Waseem: “Accounting is just the beginning for Pilot. I mean, our North Star has always been: ‘How do we find and eliminate pain?’… We started our first company, KSplice, to bring a new piece of technology into the world. We don’t really know anything about the business side, like dealing with accounting, legal, HR, etc., and it had been a very big and very visceral pain for us back then. So now, if we can be the sink for the boring but really important work and give founders back the time to actually focus on making their company successful, then we are, in some ways, driving innovation.”

On why engineers should consider working in ‘boring’ companies:

Waseem: “Dropbox is a file sync company. That sounds pretty boring. But there was a time when Dropbox was the ‘it’ company in Silicon Valley. Why is that? For one, I think they were working on hard technology problems. And two, there was a really amazing team in place. One of the things Pilot has going for it as a place to work is talent density. The mission of course matters, but what matters more than people think is if you enjoy working with your coworkers, if you have autonomy, if you have agency, if you have an impact. And that’s pretty domain independent.”

On how Pilot has changed due to LLMs:

Waseem: “There are a few buckets of applications for LLMs at Pilot. Category one is pieces of the process that are today done by a human—and done by a human always means done slowly and inaccurately—that could be done by a computer. What’s changed with the rise of LLMs is that the hardest 20% of work done by a human accountant, you actually get a huge lift by pointing an LLM at it. This is our main focus.”
Waseem: “Area of investment number two is generative AI-powered product features like a CFO chat bot that can tell me what’s happening in my books. We’ve spent no time here, and that’s because I’m not really convinced that’s what our users want. We have explicitly not invested in things that are cool but don't seem to add real business value for our customers.”

On the defensibility of AI start-ups in the face of AI advancements:

Waseem:  “You have to think about the moat your company has. If the only aspect of your moat is you have something that can produce a capability similar to what you can get with GPT-4, you have a big problem because your secret sauce is available to everyone. If you have some structural advantage, like advantages on distribution or a brand, those things will help you. If a new company started today that had all of the code we'd written at Pilot, I wouldn't be happy about it, but there are also efforts we have made in the community and in the ecosystem that are not trivial to reproduce. I think the moat is the customer relationship and what the customer thinks about you. The power of that moat is probably a function of how good is the customer experience and how sticky the product is.”
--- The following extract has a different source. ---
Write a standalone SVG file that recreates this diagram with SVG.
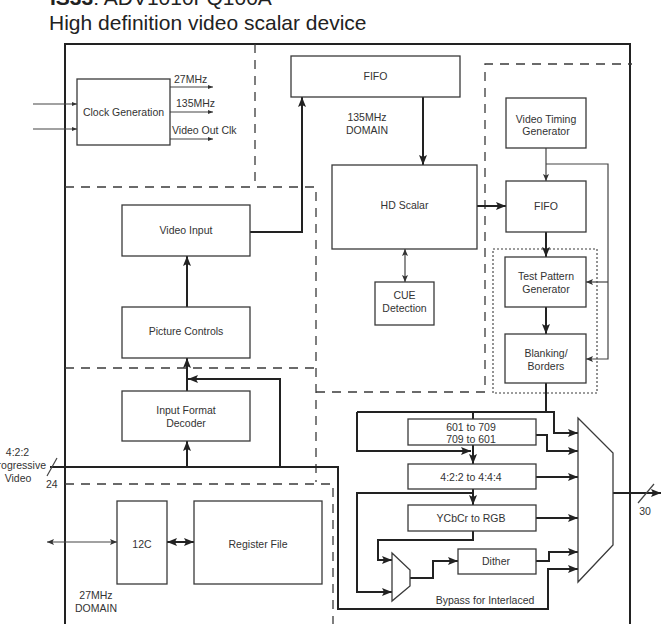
<svg xmlns="http://www.w3.org/2000/svg" width="662" height="624" viewBox="0 0 662 624">
<style>
text{font-family:"Liberation Sans",Arial,sans-serif;fill:#333;font-size:10.5px}
.c{text-anchor:middle}
.e{text-anchor:end}
.t{font-size:21px;fill:#222}
.box{fill:#fff;stroke:#3a3a3a;stroke-width:1.3}
.dash{fill:none;stroke:#3a3a3a;stroke-width:1.3;stroke-dasharray:9 7}
.dot{fill:none;stroke:#3a3a3a;stroke-width:1.1;stroke-dasharray:2 2}
.k{fill:none;stroke:#222;stroke-width:2}
.n{fill:none;stroke:#444;stroke-width:1.2}
</style>
<defs>
<marker id="ak" viewBox="0 0 10 8" refX="10" refY="4" markerWidth="10" markerHeight="8" markerUnits="userSpaceOnUse" orient="auto-start-reverse"><path d="M0,0 L10,4 L0,8 L2,4 z" fill="#222"/></marker>
<marker id="an" viewBox="0 0 7 6" refX="7" refY="3" markerWidth="7" markerHeight="6" markerUnits="userSpaceOnUse" orient="auto-start-reverse"><path d="M0,0 L7,3 L0,6 L1.5,3 z" fill="#333"/></marker>
<marker id="as" viewBox="0 0 5 4" refX="5" refY="2" markerWidth="5" markerHeight="4" markerUnits="userSpaceOnUse" orient="auto-start-reverse"><path d="M0,0 L5,2 L0,4 z" fill="#333"/></marker>
</defs>

<g id="title">
<text class="t" x="50" y="5"><tspan font-weight="bold">IS33</tspan>: ADV1010FQ100A</text>
<text class="t" x="49" y="30">High definition video scalar device</text>
</g>

<g id="frame">
<path d="M65,630 V44 H630 V630" fill="none" stroke="#222" stroke-width="2"/>
<path class="dash" d="M255,44 V187"/>
<path class="dash" d="M65,187 H316 V482"/>
<path class="dash" d="M316,392 H485 V64 H632"/>
<path class="dash" d="M65,368 H316"/>
<path class="dash" d="M65,484 H333 V624"/>
<rect class="dot" x="493" y="249" width="104" height="144"/>
<text class="c" x="367" y="121">135MHz</text>
<text class="c" x="367" y="134">DOMAIN</text>
<text class="c" x="96" y="599">27MHz</text>
<text class="c" x="96" y="612">DOMAIN</text>
</g>

<g id="connectors">
<path class="n" d="M33,104 H77" marker-end="url(#as)"/>
<path class="n" d="M33,129 H77" marker-end="url(#as)"/>
<path class="n" d="M170,87 H213" marker-end="url(#as)"/>
<path class="n" d="M170,112 H213" marker-end="url(#as)"/>
<path class="n" d="M170,139 H213" marker-end="url(#as)"/>
<path class="k" d="M250,232 H302 V97" marker-end="url(#ak)"/>
<path class="k" d="M423,97 V165" marker-end="url(#ak)"/>
<path class="k" d="M187,307 V256" marker-end="url(#ak)"/>
<path class="k" d="M187,391 V358" marker-end="url(#ak)"/>
<path class="k" d="M187,467 V441" marker-end="url(#ak)"/>
<path class="k" d="M280,467 V379 H188" marker-end="url(#ak)"/>
<path class="k" d="M50,467 H338 V609 H548 V569 H578" marker-end="url(#ak)"/>
<path class="n" d="M47,476 L57,458"/>
<path class="k" d="M477,206 H506" marker-end="url(#ak)"/>
<path class="n" d="M546,148 V181" marker-end="url(#an)"/>
<path class="n" d="M546,164 H608 V359 H586" marker-end="url(#an)"/>
<path class="n" d="M608,282 H586" marker-end="url(#an)"/>
<path class="k" d="M546,232 V257" marker-end="url(#ak)"/>
<path class="k" d="M546,307 V334" marker-end="url(#ak)"/>
<path class="n" d="M405,249 V282" marker-start="url(#an)" marker-end="url(#an)"/>
<path class="k" d="M546,383 V412"/>
<path class="k" d="M357,412 H554 V433 H578" marker-end="url(#ak)"/>
<path class="k" d="M357,412 V451 H471" marker-end="url(#ak)"/>
<path class="k" d="M473,412 V419"/>
<path class="k" d="M473,445 V464" marker-end="url(#ak)"/>
<path class="k" d="M536,435 H547 V451 H578" marker-end="url(#ak)"/>
<path class="k" d="M536,477 H578" marker-end="url(#ak)"/>
<path class="k" d="M473,489 V505" marker-end="url(#ak)"/>
<path class="k" d="M473,493 H357 V592 H392" marker-end="url(#ak)"/>
<path class="k" d="M536,518 H578" marker-end="url(#ak)"/>
<path class="k" d="M473,531 V540 H378 V560 H392" marker-end="url(#ak)"/>
<path class="k" d="M410,578 H433 V561 H458" marker-end="url(#ak)"/>
<path class="k" d="M536,561 H549 V552 H578" marker-end="url(#ak)"/>
<path class="k" d="M613,493 H661" marker-end="url(#ak)"/>
<path class="n" d="M638,503 L654,484"/>
<path class="n" d="M47,542 H117" marker-start="url(#an)" marker-end="url(#an)"/>
<path class="k" d="M167,542 H194" marker-start="url(#ak)" marker-end="url(#ak)"/>
<text x="174" y="83">27MHz</text>
<text x="176" y="107">135MHz</text>
<text x="172" y="134">Video Out Clk</text>
<text class="c" x="17.5" y="456">4:2:2</text>
<text class="e" x="46" y="469">Progressive</text>
<text class="c" x="18" y="482">Video</text>
<text x="46" y="488">24</text>
<text class="c" x="645" y="515">30</text>
<text class="c" x="485" y="604">Bypass for Interlaced</text>
</g>

<g id="clock"><rect class="box" x="77" y="79" width="93" height="66"/><text class="c" x="123.5" y="116">Clock Generation</text></g>
<g id="fifo1"><rect class="box" x="291" y="56" width="169" height="41"/><text class="c" x="375.5" y="80">FIFO</text></g>
<g id="videoinput"><rect class="box" x="122" y="205" width="128" height="51"/><text class="c" x="186" y="234">Video Input</text></g>
<g id="picture"><rect class="box" x="122" y="307" width="128" height="51"/><text class="c" x="186" y="335">Picture Controls</text></g>
<g id="ifd"><rect class="box" x="122" y="391" width="128" height="50"/><text class="c" x="186" y="414">Input Format</text><text class="c" x="186" y="427">Decoder</text></g>
<g id="hdscalar"><rect class="box" x="332" y="165" width="145" height="84"/><text class="c" x="404.5" y="209">HD Scalar</text></g>
<g id="cue"><rect class="box" x="375" y="282" width="59" height="43"/><text class="c" x="404.5" y="299">CUE</text><text class="c" x="404.5" y="312">Detection</text></g>
<g id="vtg"><rect class="box" x="506" y="98" width="80" height="50"/><text class="c" x="546" y="122.5">Video Timing</text><text class="c" x="546" y="135">Generator</text></g>
<g id="fifo2"><rect class="box" x="506" y="181" width="80" height="51"/><text class="c" x="546" y="210">FIFO</text></g>
<g id="tpg"><rect class="box" x="505" y="257" width="81" height="50"/><text class="c" x="546" y="280">Test Pattern</text><text class="c" x="546" y="293">Generator</text></g>
<g id="blank"><rect class="box" x="505" y="334" width="81" height="49"/><text class="c" x="546" y="357">Blanking/</text><text class="c" x="546" y="370">Borders</text></g>
<g id="i2c"><rect class="box" x="117" y="501" width="50" height="83"/><text class="c" x="142" y="548">12C</text></g>
<g id="regfile"><rect class="box" x="194" y="501" width="128" height="83"/><text class="c" x="258" y="548">Register File</text></g>
<g id="c601"><rect class="box" x="408" y="419" width="128" height="26"/><text class="c" x="471" y="430.5">601 to 709</text><text class="c" x="471" y="443">709 to 601</text></g>
<g id="c422"><rect class="box" x="408" y="464" width="128" height="25"/><text class="c" x="471" y="481">4:2:2 to 4:4:4</text></g>
<g id="ycc"><rect class="box" x="408" y="505" width="128" height="26"/><text class="c" x="471" y="522">YCbCr to RGB</text></g>
<g id="dither"><rect class="box" x="458" y="549" width="78" height="25"/><text class="c" x="496" y="565">Dither</text></g>
<g id="muxsmall"><polygon class="box" points="392,553 410,570 410,586 392,601"/></g>
<g id="muxbig"><polygon class="box" points="578,418 613,453 613,545 578,582"/></g>
</svg>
On his advice to other founders as a successful 3x founder:

Waseem: "The goal of your company is not to raise investor dollars. I think that fundraising has achieved this interesting status in the minds of founders, where they associate their success with how much money the company has raised. But that is not winning. It just feels like it is because TechCrunch writes about you, and then you speak on panels, etc. Winning is when you build a lasting company, like Google or Microsoft, with a product that people want and are willing to give you money for."